Description：

求： $$ (\sum_{i=1}^A\sum_{j=1}^B\sum_{k=1}^C\sigma_0(ijk))\mod (10^9+7) $$ $1\leqslant A,B,C\leqslant 10^5$

Solution：

首先有结论： $$ \sigma_0(ijk)=\sum_{d_1|i}\sum_{d_2|j}\sum_{d_3|k}[\gcd(d_1,d_2)=1][\gcd(d_1,d_3)=1][\gcd(d_2,d_3)=1] $$ 所以把上面那个式子按照这个反演得： $$ \begin{align} &\sum_{i=1}^A\sum_{j=1}^B\sum_{k=1}^C\sum_{d_1|i}\sum_{d_2|j}\sum_{d_3|k}\sum_{t_1|d_1,t_1|d_2}\mu(t_1)\sum_{t_2|d_1,t_2|d_3}\mu(t_2)\sum_{t_3|d_2,t_3|d_3}\mu(t_3)\\ =&\sum_{d_1=1}^A\lfloor\frac A {d_1}\rfloor\sum_{d_2=1}^B\lfloor\frac B {d_2}\rfloor\sum_{d_3=1}^C\lfloor\frac C {d_3}\rfloor\sum_{t_1|d_1,t_1|d_2}\mu(t_1)\sum_{t_2|d_1,t_2|d_3}\mu(t_2)\sum_{t_3|d_2,t_3|d_3}\mu(t_3)\\ =&\sum_{t_1=1}^{\min(A,B)}\mu(t_1)\sum_{t_2=1}^{\min(A,C)}\mu(t_2)\sum_{t_3=1}^{\min(B,C)}\mu(t_3)\sum_{t_1|d_1,t_2|d_1}\lfloor\frac A {d_1}\rfloor\sum_{t_1|d_2,t_3|d_2}\lfloor\frac B {d_2}\rfloor\sum_{t_2|d_3,t_3|d_3}\lfloor\frac C {d_3}\rfloor\\ \end{align} $$ 这个时候就需要观察式子的性质，会发现后面那部分并不与整体相关，于是设： $$ f(n,x)=\sum_{n|d}\lfloor\frac x d\rfloor $$ 这时有： $$ =\sum_{t_1=1}^{\min(A,B)}\mu(t_1)\sum_{t_2=1}^{\min(A,C)}\mu(t_2)\sum_{t_3=1}^{\min(B,C)}\mu(t_3)f(\text{lcm}(t_1,t_2),A)f(\text{lcm}(t_1,t_3),B)f(\text{lcm}(t_2,t_3),C) $$ 这个时候我们会发现式子没发再推了，考虑怎么样才能降下来复杂度。

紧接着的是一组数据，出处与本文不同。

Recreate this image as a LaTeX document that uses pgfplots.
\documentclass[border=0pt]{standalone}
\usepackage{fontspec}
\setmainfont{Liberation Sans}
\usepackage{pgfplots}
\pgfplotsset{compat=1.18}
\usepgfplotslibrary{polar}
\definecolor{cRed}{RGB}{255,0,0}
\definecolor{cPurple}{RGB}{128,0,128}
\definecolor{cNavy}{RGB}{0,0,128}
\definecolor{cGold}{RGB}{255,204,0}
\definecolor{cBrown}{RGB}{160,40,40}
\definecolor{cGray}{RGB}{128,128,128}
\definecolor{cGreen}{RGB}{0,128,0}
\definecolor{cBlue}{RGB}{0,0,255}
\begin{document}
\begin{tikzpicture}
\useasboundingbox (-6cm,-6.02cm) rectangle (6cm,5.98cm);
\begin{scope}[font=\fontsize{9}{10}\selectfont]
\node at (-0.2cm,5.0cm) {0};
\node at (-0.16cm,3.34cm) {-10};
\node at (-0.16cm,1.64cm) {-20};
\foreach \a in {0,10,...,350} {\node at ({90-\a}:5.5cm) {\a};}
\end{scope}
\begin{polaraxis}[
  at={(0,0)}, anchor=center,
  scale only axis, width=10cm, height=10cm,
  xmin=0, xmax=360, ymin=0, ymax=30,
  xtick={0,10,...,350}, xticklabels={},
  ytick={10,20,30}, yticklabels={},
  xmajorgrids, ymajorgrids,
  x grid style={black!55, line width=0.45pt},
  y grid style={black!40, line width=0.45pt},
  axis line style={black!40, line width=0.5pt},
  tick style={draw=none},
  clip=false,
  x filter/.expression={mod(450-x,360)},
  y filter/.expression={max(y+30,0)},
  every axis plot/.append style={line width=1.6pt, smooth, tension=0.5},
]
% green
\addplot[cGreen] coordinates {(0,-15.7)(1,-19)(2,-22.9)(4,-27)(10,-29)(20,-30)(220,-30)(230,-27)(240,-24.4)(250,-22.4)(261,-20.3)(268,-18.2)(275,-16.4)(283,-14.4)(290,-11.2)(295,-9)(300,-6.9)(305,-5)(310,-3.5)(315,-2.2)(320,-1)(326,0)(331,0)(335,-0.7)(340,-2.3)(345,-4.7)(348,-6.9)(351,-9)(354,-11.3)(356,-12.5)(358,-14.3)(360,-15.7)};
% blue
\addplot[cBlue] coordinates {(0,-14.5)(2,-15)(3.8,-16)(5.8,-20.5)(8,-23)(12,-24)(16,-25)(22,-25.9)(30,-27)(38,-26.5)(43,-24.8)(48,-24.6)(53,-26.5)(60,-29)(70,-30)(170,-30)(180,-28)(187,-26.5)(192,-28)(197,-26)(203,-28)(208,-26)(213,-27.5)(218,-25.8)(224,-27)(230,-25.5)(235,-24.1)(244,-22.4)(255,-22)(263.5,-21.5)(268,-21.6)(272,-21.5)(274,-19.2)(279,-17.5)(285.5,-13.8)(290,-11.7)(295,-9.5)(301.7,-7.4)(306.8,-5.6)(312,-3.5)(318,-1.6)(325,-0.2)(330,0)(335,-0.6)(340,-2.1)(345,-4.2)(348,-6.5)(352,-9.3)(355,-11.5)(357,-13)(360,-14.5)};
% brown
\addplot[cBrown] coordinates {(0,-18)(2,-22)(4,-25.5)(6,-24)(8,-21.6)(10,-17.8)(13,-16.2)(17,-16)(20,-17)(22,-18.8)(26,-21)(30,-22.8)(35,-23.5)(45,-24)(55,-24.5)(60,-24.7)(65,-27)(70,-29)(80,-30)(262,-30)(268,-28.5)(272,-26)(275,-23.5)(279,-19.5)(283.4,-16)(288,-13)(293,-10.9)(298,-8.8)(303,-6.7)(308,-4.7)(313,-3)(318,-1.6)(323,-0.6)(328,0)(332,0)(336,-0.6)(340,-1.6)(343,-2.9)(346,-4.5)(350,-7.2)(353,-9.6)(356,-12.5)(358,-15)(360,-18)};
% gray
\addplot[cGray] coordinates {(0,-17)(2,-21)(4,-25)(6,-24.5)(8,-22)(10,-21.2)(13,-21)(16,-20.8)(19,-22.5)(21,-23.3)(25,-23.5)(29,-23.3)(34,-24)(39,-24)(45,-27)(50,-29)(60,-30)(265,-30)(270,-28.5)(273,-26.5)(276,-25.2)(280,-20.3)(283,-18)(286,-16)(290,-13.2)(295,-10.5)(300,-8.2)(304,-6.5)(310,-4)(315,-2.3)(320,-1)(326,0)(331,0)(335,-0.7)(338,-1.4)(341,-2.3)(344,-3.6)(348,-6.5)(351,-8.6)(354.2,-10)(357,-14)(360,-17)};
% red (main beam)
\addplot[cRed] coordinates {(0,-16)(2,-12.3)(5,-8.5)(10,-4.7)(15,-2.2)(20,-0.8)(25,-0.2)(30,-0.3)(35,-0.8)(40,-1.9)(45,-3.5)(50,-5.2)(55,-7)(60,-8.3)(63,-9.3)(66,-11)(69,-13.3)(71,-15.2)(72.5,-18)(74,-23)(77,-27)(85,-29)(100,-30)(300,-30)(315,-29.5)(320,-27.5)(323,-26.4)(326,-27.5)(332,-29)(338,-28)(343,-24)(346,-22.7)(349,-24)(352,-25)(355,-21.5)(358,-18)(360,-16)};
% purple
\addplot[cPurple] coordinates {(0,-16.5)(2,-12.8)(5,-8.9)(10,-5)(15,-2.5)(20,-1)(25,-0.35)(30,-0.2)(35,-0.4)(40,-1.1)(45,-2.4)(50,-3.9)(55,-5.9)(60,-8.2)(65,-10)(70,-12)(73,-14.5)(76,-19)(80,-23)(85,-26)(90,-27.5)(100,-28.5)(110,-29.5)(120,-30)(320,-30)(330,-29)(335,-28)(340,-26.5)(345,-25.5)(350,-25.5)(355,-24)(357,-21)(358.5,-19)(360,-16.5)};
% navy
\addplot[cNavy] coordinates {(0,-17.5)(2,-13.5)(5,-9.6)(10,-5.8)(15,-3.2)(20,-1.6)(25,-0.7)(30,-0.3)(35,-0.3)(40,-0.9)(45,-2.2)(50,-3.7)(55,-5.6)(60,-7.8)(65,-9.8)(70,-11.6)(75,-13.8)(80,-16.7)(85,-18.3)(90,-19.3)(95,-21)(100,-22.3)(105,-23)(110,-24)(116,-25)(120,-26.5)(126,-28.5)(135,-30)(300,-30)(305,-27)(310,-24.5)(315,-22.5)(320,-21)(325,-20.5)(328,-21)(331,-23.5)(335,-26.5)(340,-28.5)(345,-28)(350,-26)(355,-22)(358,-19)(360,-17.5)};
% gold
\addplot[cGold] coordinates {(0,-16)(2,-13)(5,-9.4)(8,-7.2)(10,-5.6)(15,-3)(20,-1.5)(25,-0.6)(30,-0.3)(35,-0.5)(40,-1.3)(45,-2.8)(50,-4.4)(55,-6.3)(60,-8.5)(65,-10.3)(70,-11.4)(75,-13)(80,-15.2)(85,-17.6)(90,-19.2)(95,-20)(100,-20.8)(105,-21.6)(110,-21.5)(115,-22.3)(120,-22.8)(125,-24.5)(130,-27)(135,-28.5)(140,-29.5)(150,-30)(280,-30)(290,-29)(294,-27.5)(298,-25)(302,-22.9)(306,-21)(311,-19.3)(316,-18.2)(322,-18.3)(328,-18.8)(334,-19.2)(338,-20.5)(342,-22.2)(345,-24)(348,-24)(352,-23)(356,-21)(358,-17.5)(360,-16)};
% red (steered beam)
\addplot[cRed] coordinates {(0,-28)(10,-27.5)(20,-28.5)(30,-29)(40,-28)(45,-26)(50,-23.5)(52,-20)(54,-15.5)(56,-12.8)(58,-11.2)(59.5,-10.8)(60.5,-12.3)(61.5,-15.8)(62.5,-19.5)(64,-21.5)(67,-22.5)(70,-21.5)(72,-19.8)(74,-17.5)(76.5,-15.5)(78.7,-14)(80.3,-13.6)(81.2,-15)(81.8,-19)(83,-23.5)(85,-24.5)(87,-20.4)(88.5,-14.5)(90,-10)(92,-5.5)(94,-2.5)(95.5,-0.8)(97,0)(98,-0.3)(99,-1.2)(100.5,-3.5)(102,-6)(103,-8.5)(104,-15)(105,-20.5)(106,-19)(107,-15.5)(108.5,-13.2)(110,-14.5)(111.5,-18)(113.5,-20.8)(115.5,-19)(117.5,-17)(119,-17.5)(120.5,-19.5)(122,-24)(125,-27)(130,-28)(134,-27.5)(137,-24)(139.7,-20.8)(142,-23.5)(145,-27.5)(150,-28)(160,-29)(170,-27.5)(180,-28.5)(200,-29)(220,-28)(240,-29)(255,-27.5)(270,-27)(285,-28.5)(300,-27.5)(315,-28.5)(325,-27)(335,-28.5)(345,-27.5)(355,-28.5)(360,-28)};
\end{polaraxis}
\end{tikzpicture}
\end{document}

首先 $n>x$ 的 $f(n,x)$ 都是 $0$ ，有一个 $\mu$ 为 $0$ 的也是 $0$ ，如果我们往符合条件的 $t_1,t_2$ 之间连一条边，那么只有三元环会产生贡献（可以有自环，也就是说由三条边组成的环）。那么我们就可以枚举 $\text{lcm}$ ， $\mu(\text{lcm})$ 必须为零，然后枚举因子暴力建边，可以发现这样最后建出的边不会很多，找三元环的话有一个技巧是从度数大的点连向度数小的点，这样由根号分治的复杂度计算可以得到复杂度为 $O(m\sqrt m)$ 。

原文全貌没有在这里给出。